Originally Posted by sodascouts
A key part of this effort to harness non-traditional modes of political speech began 13 months ago when, while campaigning in the Bakersfield area, I saw a fading Obama bumper sticker on a Prius. Instantly, the line, “Out on the road today I saw a Deadhead sticker on a Cadillac, a little voice inside my head said: don’t look back, you can never look back,” from the Don Henley song “The Boys of Summer” popped into my head.
- Chuck DeVore
I have to imagine that the good folks here have examined what Henley was after with the original line.... essentially that the apotheosis of subsumption of culture would be when the folks who support the dead, the symbol of the counterculture, the people who 'dropped out' of traditional, conservative culture would devolve into the ultimate symbol of consumption and American conservatism--> the cadillac.
The image of a 'fading' Obama bumper sticker on a Prius isn't the same kind of juxtaposition at all. In fact, it really doesn't make any sense in relation to the original quote... it is a kind of false irony or orthogonalism that folks use when they either A) don't get it or B) are intentionally trying to twist a point in order to redirect a debate and confuse those who are paying attention.
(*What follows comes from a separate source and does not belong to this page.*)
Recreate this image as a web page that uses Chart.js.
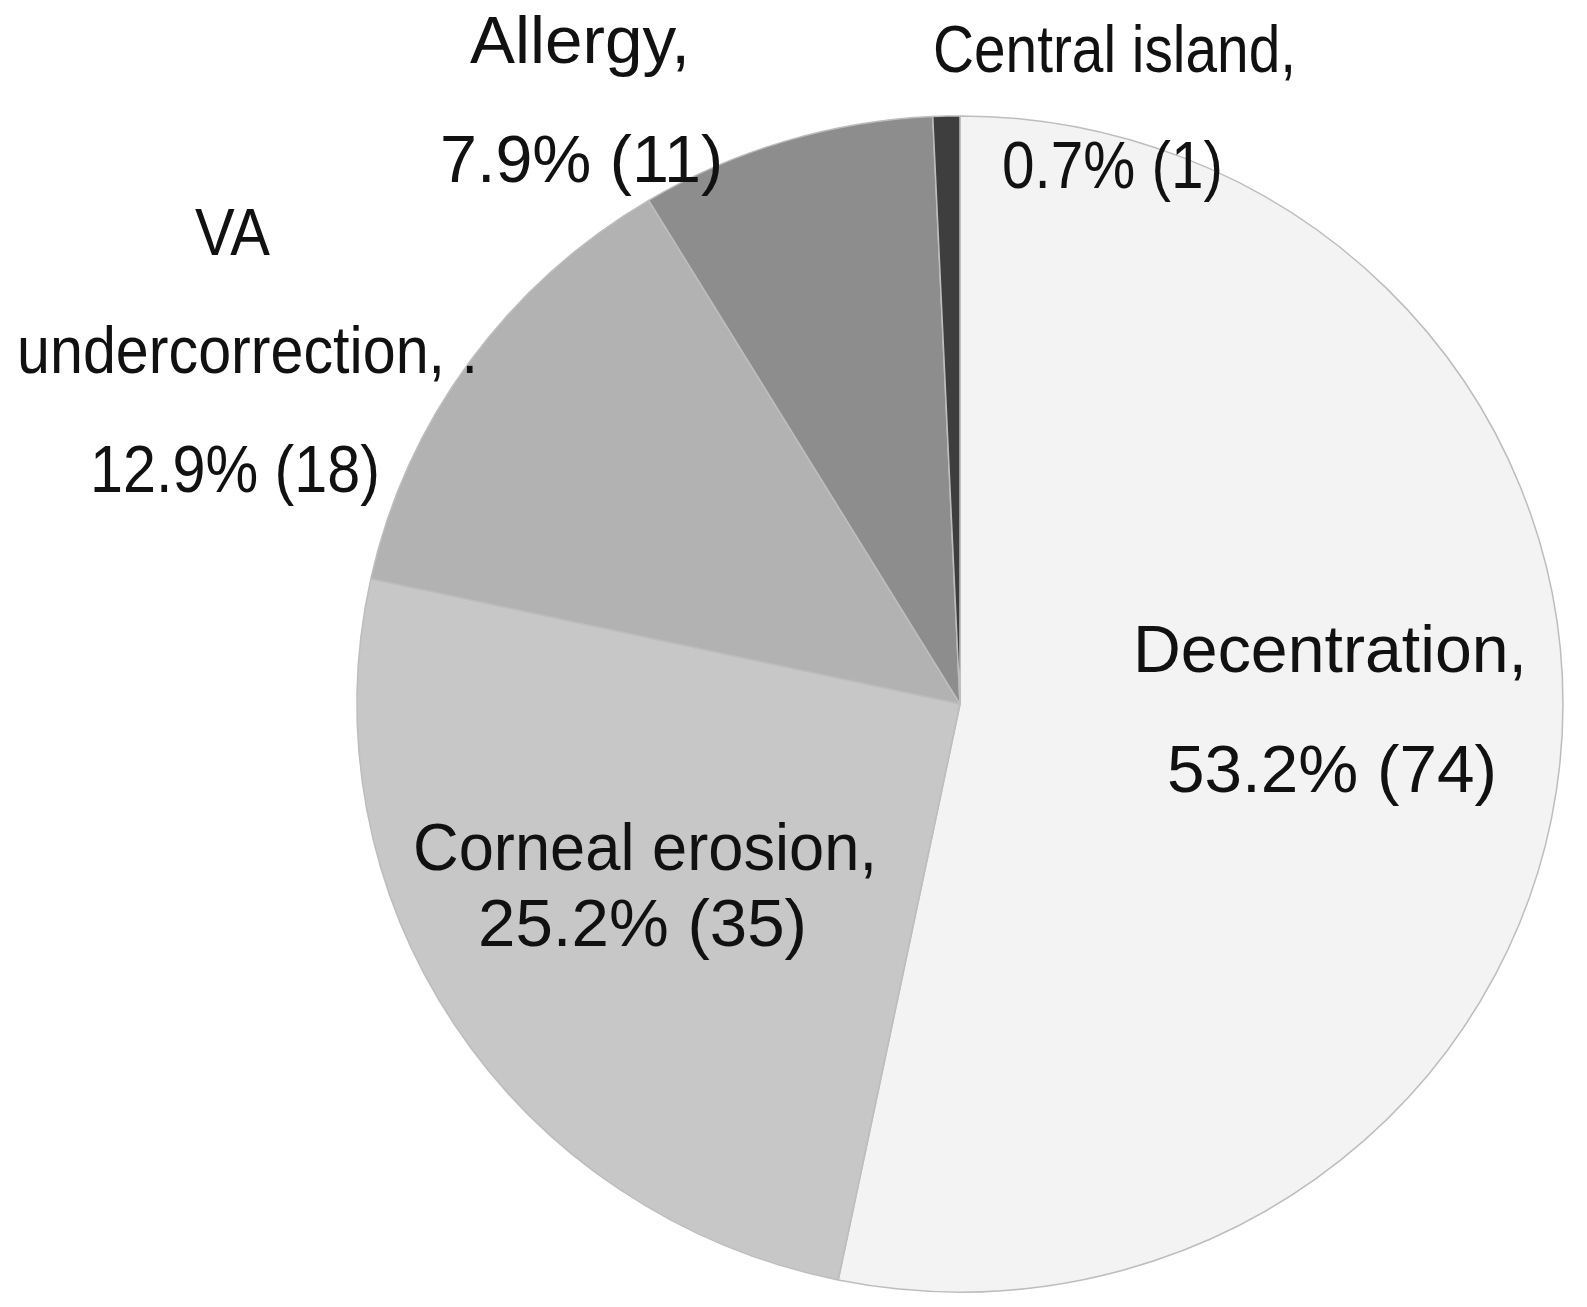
<!DOCTYPE html>
<html>
<head>
<meta charset="utf-8">
<script src="https://cdn.jsdelivr.net/npm/chart.js@4/dist/chart.umd.min.js"></script>
<style>
  html, body { margin: 0; padding: 0; background: #ffffff; }
  #wrap { width: 1587px; height: 1307px; }
</style>
</head>
<body>
<div id="wrap"><canvas id="c" width="1587" height="1307"></canvas></div>
<script>
// ---- data ----
const categories = ["Decentration", "Corneal erosion", "VA undercorrection", "Allergy", "Central island"];
const counts = [74, 35, 18, 11, 1];
const percents = ["53.2%", "25.2%", "12.9%", "7.9%", "0.7%"];
const sliceColors = ["#f3f3f3", "#c7c7c7", "#b2b2b2", "#8d8d8d", "#3e3e3e"];

// label layout (offsets from pie centre, text left x / baseline y, target width)
const labelLayout = [
  { lines: [["Decentration,", 173, -32, 394], ["53.2% (74)", 207, 88, 330]] },
  { lines: [["Corneal erosion,", -547, 166, 464], ["25.2% (35)", -482, 242, 329]] },
  { lines: [["VA", -765, -449, 75], ["undercorrection, .", -943, -331, 461], ["12.9% (18)", -870, -212, 290]] },
  { lines: [["Allergy,", -490, -641, 220], ["7.9% (11)", -520, -522, 283]] },
  { lines: [["Central island,", -27, -632, 363], ["0.7% (1)", 42, -516, 221]] }
];

// slight horizontal/vertical stretch of the pie, as in the reference
const pieStretch = { x: 1.013, y: 0.988 };

const labelPlugin = {
  id: 'sliceLabels',
  beforeDatasetsDraw(chart) {
    const ctx = chart.ctx;
    const arc = chart.getDatasetMeta(0).data[0];
    ctx.save();
    ctx.translate(arc.x, arc.y);
    ctx.scale(pieStretch.x, pieStretch.y);
    ctx.translate(-arc.x, -arc.y);
  },
  afterDatasetsDraw(chart) {
    const ctx = chart.ctx;
    ctx.restore();
    const arc = chart.getDatasetMeta(0).data[0];
    const cx = arc.x, cy = arc.y;
    ctx.save();
    ctx.fillStyle = '#111111';
    ctx.font = '67px "Liberation Sans", Arial, sans-serif';
    ctx.textBaseline = 'alphabetic';
    ctx.textAlign = 'left';
    labelLayout.forEach((lab) => {
      lab.lines.forEach(([txt, dx, dy, w]) => {
        const nat = ctx.measureText(txt).width;
        const sx = w / nat;
        ctx.save();
        ctx.translate(cx + dx, cy + dy);
        ctx.scale(sx, 1);
        ctx.fillText(txt, 0, 0);
        ctx.restore();
      });
    });
    ctx.restore();
  }
};

new Chart(document.getElementById('c'), {
  type: 'pie',
  data: {
    labels: categories,
    datasets: [{
      data: counts,
      backgroundColor: sliceColors,
      borderColor: '#bdbdbd',
      borderWidth: 1.5
    }]
  },
  options: {
    responsive: false,
    animation: false,
    rotation: 0,
    layout: { padding: { left: 364, right: 31, top: 108, bottom: 7 } },
    plugins: {
      legend: { display: false },
      tooltip: { enabled: false }
    }
  },
  plugins: [labelPlugin]
});
</script>
</body>
</html>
I have certainly seen my share of people who will go to any length in order to 'win'... In Devore's case, he did something wrong and now all we see is the wrangling and wriggling to try to make something 'right' out of it. Like so many things these days, the point of Henley's contention will be lost in a flurry of nonsense, ultimately growing more confused until the debate devolves into a simple right vs. left emotional standoff.
His bowdlerization of Henley's original line is a pretty clear example of what appears to be his main tactic---> provide heat rather than light.